# how big do cory cats get?



## SwayLocks (Sep 5, 2011)

so im making a 10 gallon for one of my bettas and i dont want too many fish if i get a community tank. i was thinking maybe only some cory's but i dont want them to get too big.. if they get any bigger than my betta i really dont want that. so do that saying, do they stay true to the tank size in perportion or do they grow really big lol? i heard they can get 5 in :shock:


----------



## bettafish15 (Oct 3, 2010)

Well, your safest bet is pygmy cories. You could probably about about 3-5 in there if you wait until you're cycled and keep up with your waterchanges. 

Most cories, like albinos and bronze, get to 2-2.5 inches. I have bronze cories in my 14g with my small betta, and from head to tail they are the same length.


----------



## GreenTea (Jan 31, 2011)

The biggest they can get is about 4.5 inches, and some are as small as 1 inch. Will your tank be filtered? Corys are bottom dwelling fish, and bettas are mostly mid to high level tank fish, so even if the cories were eventually bigger, they would be in separate tank areas and your betta would be used to them.


----------



## iloveengl (Sep 1, 2011)

GreenTea said:


> [...] so even if the cories were eventually bigger, they would be in separate tank areas and your betta would be used to them.


True, but that doesn't negate the limited swim space that a 10g offers when corydoras should be kept in shoals.


----------



## iloveengl (Sep 1, 2011)

bettafish15 said:


> Well, your safest bet is pygmy cories. You could probably about about 3-5 in there if you wait until you're cycled and keep up with your waterchanges.


+1


----------



## Aquarianblue (Aug 26, 2011)

I know Green Cory cats get 2.5 inches 3 inches being a big one. I have 2 living with one of my bettas, and they get along great.


----------



## GreenTea (Jan 31, 2011)

iloveengl said:


> True, but that doesn't negate the limited swim space that a 10g offers when corydoras should be kept in shoals.


Yeah I know that, it sounded like part of his concern was something like the betta would be stressed due to size or something, which is why I mentioned it.


----------



## tlyons01 (Jul 5, 2011)

I just wanted to add to the conversation here, as I have a group of 6 corys in a 42 gallon that used to house my betta as well.

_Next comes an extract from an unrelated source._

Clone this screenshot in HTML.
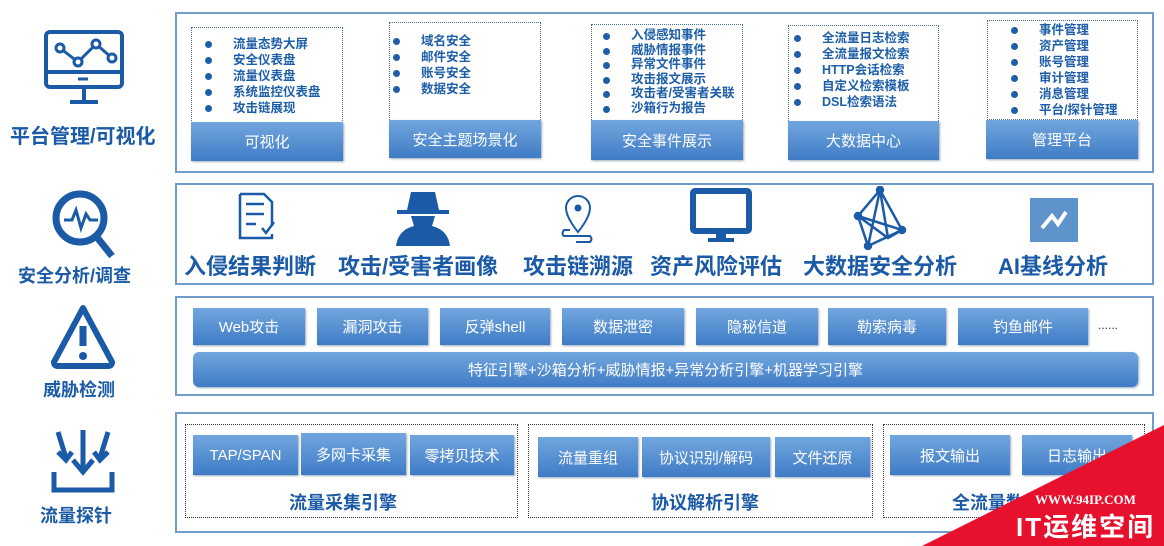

They all got along very well, indeed. I started with 4 corys and after a few days they would hide and I would never get to see them play... I added 2 more and that seemed to make them happier and now I see them all the time. The challenge that I had was feeding. Everytime I dropped them shrimp pellets or wafer pieces, my betta would also eat them. So he was eating his meal, and taking from them, and getting bloated at least a few days a week. I removed the betta since they started spawning and I found my betta eating the eggs. He shares a divided 10 gal now. My cories have been spawning every other day for almost 2 weeks. I think that they would be happier in a group and you will need to watch feeding times, I was never really sure that they were getting anything to eat before the betta was removed....


----------



## SwayLocks (Sep 5, 2011)

tlyons01 said:


> I just wanted to add to the conversation here, as I have a group of 6 corys in a 42 gallon that used to house my betta as well. They all got along very well, indeed. I started with 4 corys and after a few days they would hide and I would never get to see them play... I added 2 more and that seemed to make them happier and now I see them all the time. The challenge that I had was feeding. Everytime I dropped them shrimp pellets or wafer pieces, my betta would also eat them. So he was eating his meal, and taking from them, and getting bloated at least a few days a week. I removed the betta since they started spawning and I found my betta eating the eggs. He shares a divided 10 gal now. My cories have been spawning every other day for almost 2 weeks. I think that they would be happier in a group and you will need to watch feeding times, I was never really sure that they were getting anything to eat before the betta was removed....


^^^ thats exactly what im worrying about too! my betta is an absolute pig and tries to eat everything too


----------



## bettafish15 (Oct 3, 2010)

What I did to solve the eating problem was, when hes dstracted by pellets i toss in the food for the cories


----------



## tlyons01 (Jul 5, 2011)

Yeah, Bettafish15, I did too, but you know how long it takes those cories to eat!! and in the meantime, my guy has devoured his and is bumping with them to get theirs too... I had thought about separating him with like a breeder net in the tank or something to that effect, just to give the cories a chance without having to bump him to get it, but in the end I just threw in an extra one or two pellets as I had too much going on to really find a system that worked for all of them. I read a suggestion in the forum I think, about making a decoration of some sort that the betta would not fit into, but the cats would, so that you can put the food inside and they can eat undisturbed... Something to think about..


----------



## Smr2892 (May 17, 2011)

That's what I did, I bought a fake plant from the dollar store and used the leaves to make a little "bush" with silicone. The cory can get under, but due to the bigger fins on my betta, he can't. I put the bush on the opposite side of the tank of where I feed my betta, about an inch from the wall, and when I feed the betta I drop a sinking wafer under the plant. Works like a charm!


----------



## Aquarianblue (Aug 26, 2011)

That's not a bad idea. What I do is feed Flare first, and while he's chasing his floaty pellets, I drop the sinking ones. It doesn't always work though.


----------